After reading the label, checking out the website and tasting it, I have to admit, I'm still a little confused by this product. Although it's not what you would consider a craft liquor -- it contains caramel color and "natural flavors" -- I found The Kraken rather enjoyable.  It has an interesting nose, similar to Captain Morgan but more subtle and complex. It has little of the depth I associate with black rum but is robust enough to hold up to most anything you want to throw at it -- or more accurately, into it. It calls itself imported (via Jersey City, I might add...) but is bottled and, I guess, blended in Lawrenceburg, Indiana, which I imagine is across the border from Johnsburg, Illinois. But I digress...
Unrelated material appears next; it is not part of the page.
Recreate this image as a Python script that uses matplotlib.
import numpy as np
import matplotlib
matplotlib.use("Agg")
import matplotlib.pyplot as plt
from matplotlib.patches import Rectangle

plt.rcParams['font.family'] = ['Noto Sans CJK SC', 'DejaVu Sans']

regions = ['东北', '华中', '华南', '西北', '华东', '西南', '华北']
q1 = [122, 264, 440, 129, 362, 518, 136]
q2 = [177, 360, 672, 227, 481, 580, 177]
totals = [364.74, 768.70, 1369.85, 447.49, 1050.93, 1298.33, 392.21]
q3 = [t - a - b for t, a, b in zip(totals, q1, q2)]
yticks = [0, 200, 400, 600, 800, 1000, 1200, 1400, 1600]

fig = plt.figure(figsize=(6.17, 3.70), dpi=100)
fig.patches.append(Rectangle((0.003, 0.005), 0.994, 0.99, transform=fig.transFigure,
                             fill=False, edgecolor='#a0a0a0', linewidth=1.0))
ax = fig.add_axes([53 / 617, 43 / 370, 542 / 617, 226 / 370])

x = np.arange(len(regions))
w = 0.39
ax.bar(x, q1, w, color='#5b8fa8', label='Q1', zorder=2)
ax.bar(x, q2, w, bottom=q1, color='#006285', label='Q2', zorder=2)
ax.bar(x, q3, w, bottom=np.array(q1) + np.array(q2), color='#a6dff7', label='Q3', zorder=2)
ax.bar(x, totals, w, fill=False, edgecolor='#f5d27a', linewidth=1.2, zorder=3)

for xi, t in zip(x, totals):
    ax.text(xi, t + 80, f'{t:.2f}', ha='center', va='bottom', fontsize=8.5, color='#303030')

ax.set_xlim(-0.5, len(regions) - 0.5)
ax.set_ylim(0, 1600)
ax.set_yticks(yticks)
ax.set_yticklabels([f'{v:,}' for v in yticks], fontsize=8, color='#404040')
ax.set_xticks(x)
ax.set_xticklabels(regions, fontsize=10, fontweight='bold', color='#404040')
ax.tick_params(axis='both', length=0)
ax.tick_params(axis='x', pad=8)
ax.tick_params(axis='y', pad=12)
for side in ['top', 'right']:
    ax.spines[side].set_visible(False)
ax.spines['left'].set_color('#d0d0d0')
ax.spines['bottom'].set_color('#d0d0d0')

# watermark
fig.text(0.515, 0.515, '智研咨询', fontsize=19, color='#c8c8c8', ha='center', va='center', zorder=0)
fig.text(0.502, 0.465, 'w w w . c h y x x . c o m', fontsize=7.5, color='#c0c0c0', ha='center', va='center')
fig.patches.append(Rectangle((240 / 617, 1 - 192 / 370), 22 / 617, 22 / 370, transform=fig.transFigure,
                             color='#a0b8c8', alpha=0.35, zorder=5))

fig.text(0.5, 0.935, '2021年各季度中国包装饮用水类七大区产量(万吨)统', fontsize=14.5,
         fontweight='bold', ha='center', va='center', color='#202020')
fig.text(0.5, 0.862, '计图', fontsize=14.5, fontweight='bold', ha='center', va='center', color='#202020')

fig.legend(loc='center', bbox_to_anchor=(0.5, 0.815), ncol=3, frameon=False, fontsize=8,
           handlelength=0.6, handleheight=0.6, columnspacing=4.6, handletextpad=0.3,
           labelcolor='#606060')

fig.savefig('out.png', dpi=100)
As Rose and I set out to concoct a few cocktails on New Year's Eve, I tasked myself with putting the Kraken to good use. As this was not the first project I took on for the night, and as my cocktail creativity usually declines as evenings wear on and inebriation mounts, and as I am finally aware of the fact that my late-night creations are usually not particularly inspired or even palatable, I opted to go with a variation on a theme. We had talked about Old Fashioneds earlier in the evening so I figured I would mine that particular vein for inspiration. Since I wasn't working with authentic ingredients, I went for the least old-school Old Fashioned recipe I knew. I have to say, for the booze in question, even though it would make Don Draper roll over in his grave, it worked really well.

The Kraken Old Fashioned

2 1/2 ounces Kraken Black Spiced Rum

1 ounce club soda

4 dashes Fee Brothers Old Fashioned Bitters

2 half wheel orange slices

2 maraschino cherries

Muddle an orange slice, cherry and bitters at the bottom of an old fashioned glass. Fill glass with ice and add Kraken rum. Toss between the glass and a shaker tin to mix. Top with club soda and garnish with the other orange slice and cherry.

Tasting Notes

Although the recipe is based on the classic, the end result is closer to the Caribbean islands than a Manhattan speakeasy. I got a real tropical sense from the drink, while my cousin Chris said it "tasted like Christmas."  This could be a fun recipe to try with an assortment of aged and black rums and a variety of bitters as well. If you get to experimenting with the recipe, or with the Kraken, let us know!